Production Software You Should Know About

Plugins You Should Know About

The Happy Toolbox Vol 2 – Coming Soon


Nick Campbell: Hey, it’s Nick here from Greyscalegorilla. Before we get started with the podcast, I wanted to remind you that we are launching Greyscalegorilla plus any minute now. Head on over, learn more about it, and if you are looking at our training, we think you’ll love Greyscalegorilla plus. Check it out at, and also You pick the URL. I love you either way. All right, let’s get on with the show. Well, hello and welcome to the Greyscalegorilla podcast. Hope everyone’s doing fine today. It’s a sunny day here in Milford, Michigan. How are you guys doing? Is it sunny where you live?

Chad Ashley: No.

Chad Ashley: Well, that’s just like such an Eeyore thing to say.

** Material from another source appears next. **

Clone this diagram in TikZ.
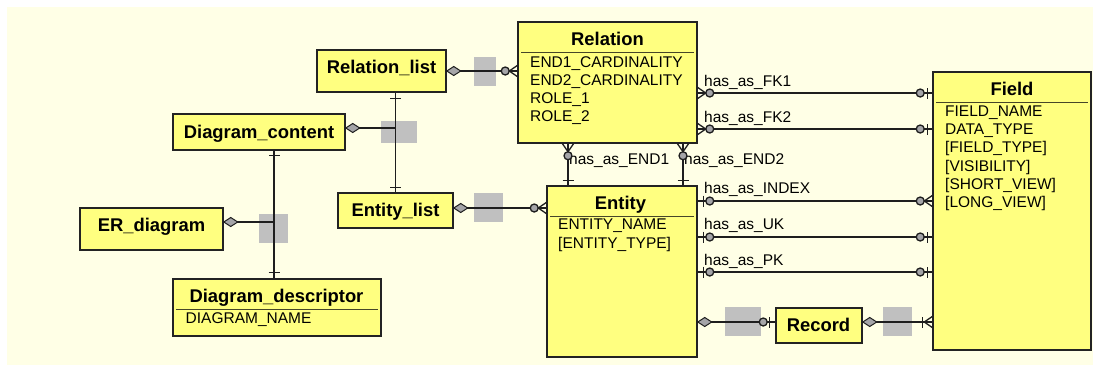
\documentclass[tikz,border=0pt]{standalone}
\usepackage{fontspec}
\setmainfont{Liberation Sans}
\definecolor{bgc}{RGB}{255,255,230}
\definecolor{boxfill}{RGB}{255,255,128}
\definecolor{boxline}{RGB}{35,35,35}
\definecolor{linec}{RGB}{30,30,30}
\definecolor{sepc}{RGB}{70,70,40}
\definecolor{phgray}{RGB}{192,192,192}
\definecolor{ringc}{RGB}{165,165,168}
\begin{document}
\begin{tikzpicture}[x=1pt,y=-1pt,
  conn/.style={draw=linec, line width=1.3pt},
  box/.style={draw=boxline, line width=1.5pt, fill=boxfill, inner sep=0pt},
  ttl/.style={font=\fontsize{18.4}{22}\selectfont\bfseries, inner sep=0pt, text height=13.2pt, text depth=0pt},
  attr/.style={font=\fontsize{15.5}{18.3}\selectfont, inner sep=0pt, align=left, anchor=north west},
  lbl/.style={font=\fontsize{15.5}{18.3}\selectfont, inner sep=0pt, anchor=base west},
  ph/.style={fill=phgray, inner sep=0pt},
  sep/.style={draw=sepc, line width=1pt},
  % end markers: origin on the box edge, +x pointing away from the box
  crowfoot/.pic={\draw[conn] (0,-5.5) -- (8,0) -- (0,5.5);},
  ring/.pic={\draw[conn, fill=ringc] (12,0) circle[radius=4pt];},
  tick/.pic={\draw[conn] (#1,-5.5) -- (#1,5.5);},
  agg/.pic={\draw[conn, line width=1pt, fill=ringc] (0,0) -- (7,4.5) -- (14,0) -- (7,-4.5) -- cycle;}]

\useasboundingbox (0,0) rectangle (1093,365);
\fill[bgc] (7,7) rectangle (1093,365);

% role-name placeholders
\node[ph, minimum width=22pt, minimum height=29pt] (g1) at (485,71.5) {};
\node[ph, minimum width=36pt, minimum height=22pt] (g2) at (399,132) {};
\node[ph, minimum width=29pt, minimum height=29pt] (g3) at (488.5,207.5) {};
\node[ph, minimum width=29pt, minimum height=29pt] (g4) at (273.5,228.5) {};
\node[ph, minimum width=36pt, minimum height=29pt] (g5) at (743,321.5) {};
\node[ph, minimum width=29pt, minimum height=29pt] (g6) at (897.5,321.5) {};

% entity boxes
\node[box, minimum width=129pt, minimum height=42pt] (rl) at (381.5,71) {};
\node[box, minimum width=179pt, minimum height=121pt] (rel) at (607.5,82.5) {};
\node[box, minimum width=172pt, minimum height=36pt] (dc) at (259,132) {};
\node[box, minimum width=115pt, minimum height=35pt] (el) at (395.5,210.5) {};
\node[box, minimum width=143pt, minimum height=42pt] (erd) at (151.5,229) {};
\node[box, minimum width=208pt, minimum height=57pt] (dd) at (277,307.5) {};
\node[box, minimum width=150pt, minimum height=171pt] (ent) at (622,271.5) {};
\node[box, minimum width=158pt, minimum height=278pt] (fld) at (1012,211) {};
\node[box, minimum width=86pt, minimum height=35pt] (rec) at (819,325.5) {};

% titles
\node[ttl] (rl-t) at (381.5,66.7) {Relation\_list};
\node[ttl] (rel-t) at (607.5,39) {Relation};
\node[ttl] (dc-t) at (259,131.7) {Diagram\_content};
\node[ttl] (el-t) at (395.5,210) {Entity\_list};
\node[ttl] (erd-t) at (151.5,225) {ER\_diagram};
\node[ttl] (dd-t) at (276.5,295.5) {Diagram\_descriptor};
\node[ttl] (ent-t) at (620.5,202.5) {Entity};
\node[ttl] (fld-t) at (1012,89) {Field};
\node[ttl] (rec-t) at (818.5,324.5) {Record};

% title separators
\draw[sep] (521,52) -- (694,52);
\draw[sep] (550,216) -- (694,216);
\draw[sep] (936,102) -- (1088,102);
\draw[sep] (176,309) -- (378,309);

% attributes
\node[attr] (rel-a) at (530,56) {END1\_CARDINALITY\\END2\_CARDINALITY\\ROLE\_1\\ROLE\_2};
\node[attr] (ent-a) at (558,219) {ENTITY\_NAME\\{[}ENTITY\_TYPE{]}};
\node[attr] (fld-a) at (945,105.5) {FIELD\_NAME\\DATA\_TYPE\\{[}FIELD\_TYPE{]}\\{[}VISIBILITY{]}\\{[}SHORT\_VIEW{]}\\{[}LONG\_VIEW{]}};
\node[attr] (dd-a) at (185.5,312.3) {DIAGRAM\_NAME};

% junctions and connector tracks
\coordinate (j1) at (395.5,128);
\coordinate (j2) at (274,222);
\coordinate (yel) at (0,208);
\coordinate (x1) at (568,0);
\coordinate (x2) at (683,0);
\coordinate (yfk1) at (0,93);
\coordinate (yfk2) at (0,129);
\coordinate (yidx) at (0,201);
\coordinate (yuk) at (0,237);
\coordinate (ypk) at (0,272);
\coordinate (yrec) at (0,322);

% connector lines
\draw[conn] (rl.east) -- (rl.east -| rel.west);
\draw[conn] (rl.south -| el.north) -- (el.north);
\draw[conn] (dc.east |- j1) -- (j1);
\draw[conn] (dc.south -| j2) -- (dd.north -| j2);
\draw[conn] (erd.east |- j2) -- (j2);
\draw[conn] (el.east |- yel) -- (ent.west |- yel);
\draw[conn] (rel.south -| x1) -- (ent.north -| x1);
\draw[conn] (rel.south -| x2) -- (ent.north -| x2);
\draw[conn] (rel.east |- yfk1) -- (fld.west |- yfk1);
\draw[conn] (rel.east |- yfk2) -- (fld.west |- yfk2);
\draw[conn] (ent.east |- yidx) -- (fld.west |- yidx);
\draw[conn] (ent.east |- yuk) -- (fld.west |- yuk);
\draw[conn] (ent.east |- ypk) -- (fld.west |- ypk);
\draw[conn] (ent.east |- yrec) -- (rec.west |- yrec);
\draw[conn] (rec.east |- yrec) -- (fld.west |- yrec);

% relationship names
\node[lbl] (l-fk1) at (704,86.7) {has\_as\_FK1};
\node[lbl] (l-fk2) at (704,122.7) {has\_as\_FK2};
\node[lbl] (l-end1) at (569,164) {has\_as\_END1};
\node[lbl] (l-end2) at (684,164) {has\_as\_END2};
\node[lbl] (l-idx) at (704,193.3) {has\_as\_INDEX};
\node[lbl] (l-uk) at (704,229.3) {has\_as\_UK};
\node[lbl] (l-pk) at (704,265) {has\_as\_PK};

% end markers
\pic at (rl.east) {agg};
\pic[rotate=180] at (rl.east -| rel.west) {crowfoot};
\pic[rotate=180] at (rl.east -| rel.west) {ring};

\pic[rotate=-90] at (rl.south -| el.north) {tick=6};
\pic[rotate=90] at (el.north) {tick=5};

\pic at (dc.east |- j1) {agg};

\pic[rotate=-90] at (dc.south -| j2) {tick=5};
\pic[rotate=90] at (dd.north -| j2) {tick=6};
\pic at (erd.east |- j2) {agg};

\pic at (el.east |- yel) {agg};
\pic[rotate=180] at (ent.west |- yel) {crowfoot};
\pic[rotate=180] at (ent.west |- yel) {ring};

\pic[rotate=-90] at (rel.south -| x1) {crowfoot};
\pic[rotate=-90] at (rel.south -| x1) {ring};
\pic[rotate=90] at (ent.north -| x1) {tick=5};
\pic[rotate=-90] at (rel.south -| x2) {crowfoot};
\pic[rotate=-90] at (rel.south -| x2) {ring};
\pic[rotate=90] at (ent.north -| x2) {tick=5};

\pic at (rel.east |- yfk1) {crowfoot};
\pic at (rel.east |- yfk1) {ring};
\pic[rotate=180] at (fld.west |- yfk1) {tick=5};
\pic[rotate=180] at (fld.west |- yfk1) {ring};
\pic at (rel.east |- yfk2) {crowfoot};
\pic at (rel.east |- yfk2) {ring};
\pic[rotate=180] at (fld.west |- yfk2) {tick=5};
\pic[rotate=180] at (fld.west |- yfk2) {ring};

\pic at (ent.east |- yidx) {tick=6};
\pic at (ent.east |- yidx) {ring};
\pic[rotate=180] at (fld.west |- yidx) {crowfoot};
\pic[rotate=180] at (fld.west |- yidx) {ring};
\pic at (ent.east |- yuk) {tick=6};
\pic at (ent.east |- yuk) {ring};
\pic[rotate=180] at (fld.west |- yuk) {tick=5};
\pic[rotate=180] at (fld.west |- yuk) {ring};
\pic at (ent.east |- ypk) {tick=6};
\pic at (ent.east |- ypk) {ring};
\pic[rotate=180] at (fld.west |- ypk) {tick=5};
\pic[rotate=180] at (fld.west |- ypk) {ring};

\pic at (ent.east |- yrec) {agg};
\pic[rotate=180] at (rec.west |- yrec) {tick=6};
\pic[rotate=180] at (rec.west |- yrec) {ring};
\pic at (rec.east |- yrec) {agg};
\pic[rotate=180] at (fld.west |- yrec) {tick=10};
\pic[rotate=180] at (fld.west |- yrec) {crowfoot};
\end{tikzpicture}
\end{document}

Michael Maher: It’s so hot here. We just keep the windows closed so I don’t know what it’s like outside.

Chad Ashley: Oh yeah, we’re probably living in a basement.

Nick Campbell: Texas in Chicago, represent.

Chad Ashley: Yup. Yup.

Nick Campbell: What, is it still like swampy style in Texas these days?

Michael Maher: Oh yeah, you’re going to have to throw some gold bond on those legs so you don’t chafe away your skin.

Chad Ashley: Thanks for painting such a vivid picture.

Michael Maher: You’re welcome y’all.

Nick Campbell: For those listening. That’s Michael Maher in Texas, and Chad Ashley in Chicago, Illinois. Thanks for coming on today guys. We’ll do the… We got some news. We’re going to talk about some software, some fun stuff today. I figured we’ll get started with the news. What’s been going on, what’s new in the 3D world these days?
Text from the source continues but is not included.